## Begin Material for this exercise

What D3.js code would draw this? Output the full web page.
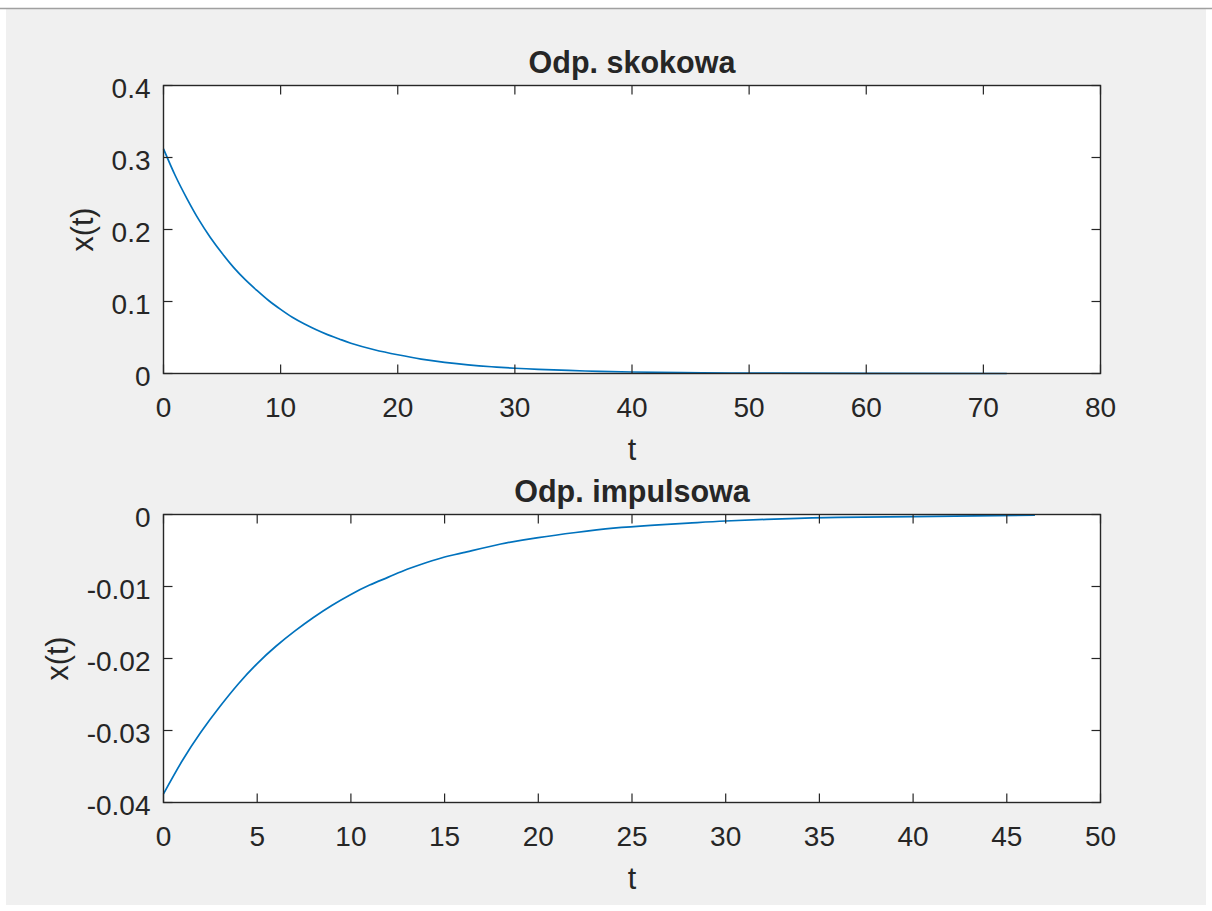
<!DOCTYPE html>
<html>
<head>
<meta charset="utf-8">
<script src="https://cdn.jsdelivr.net/npm/d3@7"></script>
<style>
  body { margin: 0; background: #ffffff; }
  text { font-family: "Liberation Sans", Arial, sans-serif; fill: #262626; }
</style>
</head>
<body>
<div id="fig"></div>
<script>
// step response
var stepT = [0, 1, 2, 3, 4, 5, 6, 7, 8, 9, 10, 11, 12, 13, 14, 15, 16, 18, 20, 22, 24, 26, 28, 30, 32, 36, 40, 46, 52, 60, 72]
var stepX = [0.312, 0.275, 0.243, 0.214, 0.189, 0.167, 0.147, 0.130, 0.115, 0.101, 0.089, 0.078, 0.069, 0.061,
             0.054, 0.048, 0.042, 0.033, 0.026, 0.020, 0.0155, 0.012, 0.0094, 0.0073, 0.0057, 0.0035, 0.0021,
             0.001, 0.0005, 0.0002, 0.0]
var stepXTicks = [0, 10, 20, 30, 40, 50, 60, 70, 80]
var stepYTicks = [0, 0.1, 0.2, 0.3, 0.4]

// impulse response
var impT = [0, 1, 2, 3, 4, 5, 6, 7, 8, 9, 10, 11, 12, 13, 14, 15, 16, 18, 20, 22, 24, 26, 28, 30, 33, 36, 40, 46.5]
var impX = [-0.0388, -0.0342, -0.0302, -0.0267, -0.0235, -0.0207, -0.0183, -0.0162, -0.0143, -0.0126, -0.0111,
            -0.0098, -0.0087, -0.0076, -0.0067, -0.0059, -0.0053, -0.0041, -0.0032, -0.0025, -0.0019, -0.0015,
            -0.0012, -0.0009, -0.0006, -0.0004, -0.0003, -0.0001]
var impXTicks = [0, 5, 10, 15, 20, 25, 30, 35, 40, 45, 50]
var impYTicks = [-0.04, -0.03, -0.02, -0.01, 0]

var W = 1212, H = 911
var svg = d3.select("#fig").append("svg")
    .attr("width", W).attr("height", H)

// figure background
svg.append("rect").attr("x", 6).attr("y", 8).attr("width", W - 12).attr("height", H - 14)
    .attr("fill", "#f0f0f0")
svg.append("line").attr("x1", 0).attr("x2", W).attr("y1", 8.5).attr("y2", 8.5)
    .attr("stroke", "#a0a0a0").attr("stroke-width", 1.5)

var axCol = "#262626"
var tickLen = 9

function panel(cfg) {
    var x = d3.scaleLinear().domain(cfg.xdom).range([cfg.left, cfg.right])
    var y = d3.scaleLinear().domain(cfg.ydom).range([cfg.bottom, cfg.top])
    var g = svg.append("g")

    g.append("rect")
        .attr("x", cfg.left).attr("y", cfg.top)
        .attr("width", cfg.right - cfg.left).attr("height", cfg.bottom - cfg.top)
        .attr("fill", "#ffffff")

    // data line
    var line = d3.line()
        .x(function(d) { return x(d[0]) })
        .y(function(d) { return y(d[1]) })
        .curve(d3.curveNatural)
    g.append("path")
        .datum(cfg.t.map(function(t, i) { return [t, cfg.v[i]] }))
        .attr("fill", "none")
        .attr("stroke", "#0072bd")
        .attr("stroke-width", 1.7)
        .attr("d", line)

    // ticks inside on all four sides (box on)
    var ticks = g.append("g").attr("stroke", axCol).attr("stroke-width", 1.2)
    cfg.xticks.forEach(function(v) {
        var px = x(v)
        ticks.append("line").attr("x1", px).attr("x2", px).attr("y1", cfg.bottom).attr("y2", cfg.bottom - tickLen)
        ticks.append("line").attr("x1", px).attr("x2", px).attr("y1", cfg.top).attr("y2", cfg.top + tickLen)
    })
    cfg.yticks.forEach(function(v) {
        var py = y(v)
        ticks.append("line").attr("x1", cfg.left).attr("x2", cfg.left + tickLen).attr("y1", py).attr("y2", py)
        ticks.append("line").attr("x1", cfg.right).attr("x2", cfg.right - tickLen).attr("y1", py).attr("y2", py)
    })

    g.append("rect")
        .attr("x", cfg.left).attr("y", cfg.top)
        .attr("width", cfg.right - cfg.left).attr("height", cfg.bottom - cfg.top)
        .attr("fill", "none").attr("stroke", axCol).attr("stroke-width", 1.4)

    // tick labels
    g.selectAll(".xl").data(cfg.xticks).enter().append("text")
        .attr("x", function(d) { return x(d) })
        .attr("y", cfg.bottom + 43)
        .attr("text-anchor", "middle")
        .style("font-size", "28px")
        .text(function(d) { return d })
    g.selectAll(".yl").data(cfg.yticks).enter().append("text")
        .attr("x", cfg.left - 13)
        .attr("y", function(d) { return y(d) + 12 })
        .attr("text-anchor", "end")
        .style("font-size", "28px")
        .text(function(d) { return d3.format("")(d).replace("−", "-") })

    // labels
    g.append("text")
        .attr("x", (cfg.left + cfg.right) / 2).attr("y", cfg.top - 13)
        .attr("text-anchor", "middle")
        .style("font-size", "30.5px").style("font-weight", "bold")
        .text(cfg.title)
    g.append("text")
        .attr("x", (cfg.left + cfg.right) / 2).attr("y", cfg.bottom + 86)
        .attr("text-anchor", "middle")
        .style("font-size", "30.5px")
        .text("t")
    g.append("text")
        .attr("transform", "translate(" + cfg.ylabX + "," + (cfg.top + cfg.bottom) / 2 + ") rotate(-90)")
        .attr("text-anchor", "middle")
        .style("font-size", "30.5px")
        .text("x(t)")
}

panel({
    title: "Odp. skokowa", t: stepT, v: stepX,
    xdom: [0, 80], ydom: [0, 0.4], xticks: stepXTicks, yticks: stepYTicks,
    left: 163.5, right: 1100.5, top: 85.5, bottom: 373.5, ylabX: 93
})
panel({
    title: "Odp. impulsowa", t: impT, v: impX,
    xdom: [0, 50], ydom: [-0.04, 0], xticks: impXTicks, yticks: impYTicks,
    left: 163.5, right: 1100.5, top: 514.5, bottom: 802.5, ylabX: 68
})
</script>
</body>
</html>
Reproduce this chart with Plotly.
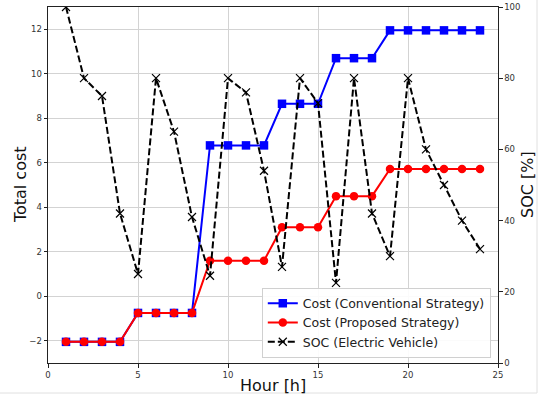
import plotly.graph_objects as go

hours = list(range(1, 25))
cost_conventional = [-2.05, -2.05, -2.05, -2.05, -0.75, -0.75, -0.75, -0.75,
                     6.78, 6.78, 6.78, 6.78, 8.65, 8.65, 8.65, 10.7, 10.7, 10.7,
                     11.95, 11.95, 11.95, 11.95, 11.95, 11.95]
cost_proposed = [-2.05, -2.05, -2.05, -2.05, -0.75, -0.75, -0.75, -0.75,
                 1.6, 1.6, 1.6, 1.6, 3.1, 3.1, 3.1, 4.5, 4.5, 4.5,
                 5.72, 5.72, 5.72, 5.72, 5.72, 5.72]
soc = [100, 80, 75, 42, 25, 80, 65, 41, 24.5, 80, 76, 54,
       27, 80, 73, 22.5, 80, 42, 30, 80, 60, 50, 40, 32]

FONT = "DejaVu Sans"
fig = go.Figure()
fig.add_trace(go.Scatter(x=hours, y=cost_conventional, mode="lines+markers",
                         name="Cost (Conventional Strategy)",
                         line=dict(color="#0000ff", width=2),
                         marker=dict(symbol="square", size=8.5, color="#0000ff"),
                         yaxis="y"))
fig.add_trace(go.Scatter(x=hours, y=cost_proposed, mode="lines+markers",
                         name="Cost (Proposed Strategy)",
                         line=dict(color="#ff0000", width=2),
                         marker=dict(symbol="circle", size=8.5, color="#ff0000"),
                         yaxis="y"))
fig.add_trace(go.Scatter(x=hours, y=soc, mode="lines+markers",
                         name="SOC (Electric Vehicle)",
                         line=dict(color="black", width=2, dash="7px,3px"),
                         marker=dict(symbol="x-thin", size=8,
                                     line=dict(color="black", width=1.2)),
                         yaxis="y2"))

axis_common = dict(showline=True, linecolor="#222", linewidth=1,
                   ticks="outside", ticklen=3.5, tickcolor="#222",
                   tickfont=dict(family=FONT, size=8.5, color="#333"),
                   zeroline=False, automargin=False)

title_font = dict(family=FONT, size=16, color="#111")

fig.update_layout(
    width=543, height=395,
    margin=dict(l=48, r=45, t=7, b=32),
    paper_bgcolor="white", plot_bgcolor="white",
    font=dict(family=FONT),
    showlegend=True,
    legend=dict(x=0.984, xanchor="right", y=0.015, yanchor="bottom",
                bgcolor="rgba(255,255,255,0.9)", bordercolor="#d0d0d0",
                borderwidth=1, font=dict(family=FONT, size=12.5, color="#222"),
                tracegroupgap=0, itemwidth=30),
    xaxis=dict(range=[0, 25], tickvals=[0, 5, 10, 15, 20, 25], mirror=True,
               showgrid=True, gridcolor="#d3d3d3", gridwidth=1,
               **axis_common),
    yaxis=dict(range=[-3, 13], tickvals=[-2, 0, 2, 4, 6, 8, 10, 12],
               showgrid=True, gridcolor="#d3d3d3", gridwidth=1,
               **axis_common),
    yaxis2=dict(range=[0, 100], tickvals=[0, 20, 40, 60, 80, 100],
                overlaying="y", side="right", showgrid=False,
                **axis_common),
    annotations=[
        dict(text="Hour [h]", xref="paper", yref="paper", x=0.5, y=-0.062,
             showarrow=False, font=title_font, xanchor="center", yanchor="middle"),
        dict(text="Total cost", xref="paper", yref="paper", x=-0.062, y=0.5,
             showarrow=False, font=title_font, textangle=-90,
             xanchor="center", yanchor="middle"),
        dict(text="SOC [%]", xref="paper", yref="paper", x=1.0645, y=0.5,
             showarrow=False, font=title_font, textangle=-90,
             xanchor="center", yanchor="middle"),
    ],
    shapes=[
        dict(type="line", xref="paper", yref="paper", x0=1.0867, x1=1.0867,
             y0=-0.0843, y1=1.03, line=dict(color="#e0e0e0", width=1)),
        dict(type="line", xref="paper", yref="paper", x0=-0.11, x1=1.0867,
             y0=-0.0843, y1=-0.0843, line=dict(color="#e0e0e0", width=1)),
    ],
)

fig.write_html("out.html", config={"displayModeBar": False},
               post_script="document.body.style.margin='0';document.body.style.overflow='hidden';")
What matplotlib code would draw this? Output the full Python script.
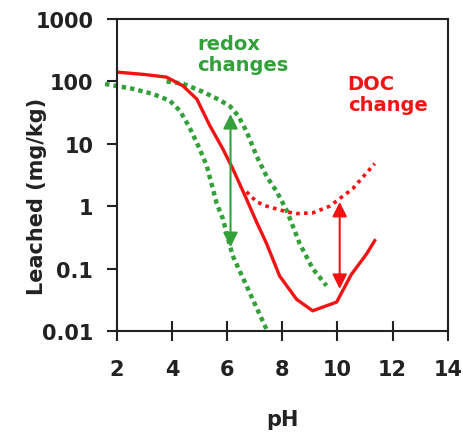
import matplotlib.pyplot as plt

# leaching curves, pH vs mg/kg
ph_base = [2.0, 3.0, 3.8, 4.39, 4.9, 5.37, 5.84, 6.2, 6.7, 7.07, 7.43, 7.9, 8.52, 9.1,
           9.97, 10.5, 11.05, 11.35]
base = [141, 129, 117, 85, 52, 19.5, 8.3, 4.0, 1.3, 0.55, 0.25, 0.076, 0.032, 0.021,
        0.029, 0.08, 0.17, 0.28]

ph_doc = [6.7, 7.07, 7.43, 8.16, 8.5, 9.1, 9.72, 10.55, 11.35]
doc = [1.7, 1.17, 1.0, 0.81, 0.76, 0.78, 1.0, 1.9, 4.8]

ph_ox = [3.8, 4.39, 5.12, 5.73, 6.1, 6.4, 6.71, 7.07, 7.43, 7.8, 8.16, 8.63, 9.1, 9.6]
ox = [100, 92, 68, 50, 40, 28, 15.5, 6.3, 3.0, 1.7, 0.85, 0.25, 0.1, 0.053]

ph_red = [1.57, 2.58, 3.3, 3.92, 4.28, 4.64, 5.0, 5.26, 5.62, 5.84, 6.2, 6.7, 7.43]
red = [91, 76, 63, 49, 34, 18, 8.3, 4.4, 1.1, 0.63, 0.16, 0.053, 0.0105]

green = '#33a03a'
rcol = '#f21414'
ink = '#222222'

plt.rcParams['font.family'] = ['DejaVu Sans']

fig = plt.figure(figsize=(4.64, 4.35), dpi=100)
ax = fig.add_axes([0.252, 0.237, 0.713, 0.717])

ax.plot(ph_red, red, color=green, lw=3.2, ls=(0, (1, 0.9)), clip_on=False)
ax.plot(ph_ox, ox, color=green, lw=3.2, ls=(0, (1, 0.9)))
ax.plot(ph_doc, doc, color=rcol, lw=2.6, ls=(0, (1, 1.2)))
ax.plot(ph_base, base, color=rcol, lw=2.4)

# double-headed arrows
ax.annotate('', xy=(6.12, 30), xytext=(6.12, 0.22),
            arrowprops=dict(arrowstyle='<|-|>', color=green, lw=1.5,
                            mutation_scale=22, shrinkA=0, shrinkB=0))
ax.annotate('', xy=(10.08, 1.17), xytext=(10.08, 0.047),
            arrowprops=dict(arrowstyle='<|-|>', color=rcol, lw=1.5,
                            mutation_scale=22, shrinkA=0, shrinkB=0))

ax.text(4.9, 575, 'redox\nchanges', color=green, fontsize=14, fontweight='bold',
        ha='left', va='top', linespacing=1.1)
ax.text(10.37, 131, 'DOC\nchange', color=rcol, fontsize=14, fontweight='bold',
        ha='left', va='top', linespacing=1.1)

ax.set_yscale('log')
ax.set_xlim(2, 14)
ax.set_ylim(0.01, 1000)
ax.set_xticks([2, 4, 6, 8, 10, 12, 14])
ax.set_yticks([0.01, 0.1, 1, 10, 100, 1000])
ax.set_yticklabels(['0.01', '0.1', '1', '10', '100', '1000'])
ax.minorticks_off()

ax.tick_params(axis='x', direction='inout', length=14, width=1.5, pad=13,
               labelsize=15, colors=ink)
ax.tick_params(axis='y', direction='out', length=7, width=1.5, pad=10,
               labelsize=15, colors=ink)
for lab in ax.get_xticklabels() + ax.get_yticklabels():
    lab.set_fontweight('bold')
for s in ax.spines.values():
    s.set_linewidth(1.5)
    s.set_color(ink)

ax.set_xlabel('pH', fontsize=15, fontweight='bold', color=ink, labelpad=22)
ax.set_ylabel('Leached (mg/kg)', fontsize=15, fontweight='bold', color=ink)
ax.yaxis.set_label_coords(-0.21, 0.433)

fig.savefig('out.png', dpi=100)
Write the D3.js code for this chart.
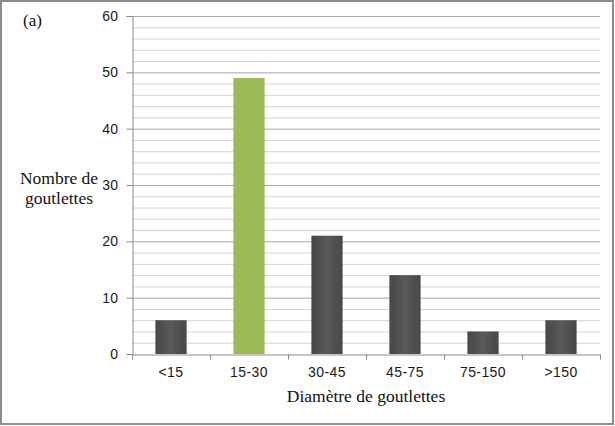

## End Material for this exercise

*Task*.
Copy each line of the records that contains the word "Output".

*Solution for this problem*.
What D3.js code would draw this? Output the full web page.
What matplotlib code would draw this? Output the full Python script.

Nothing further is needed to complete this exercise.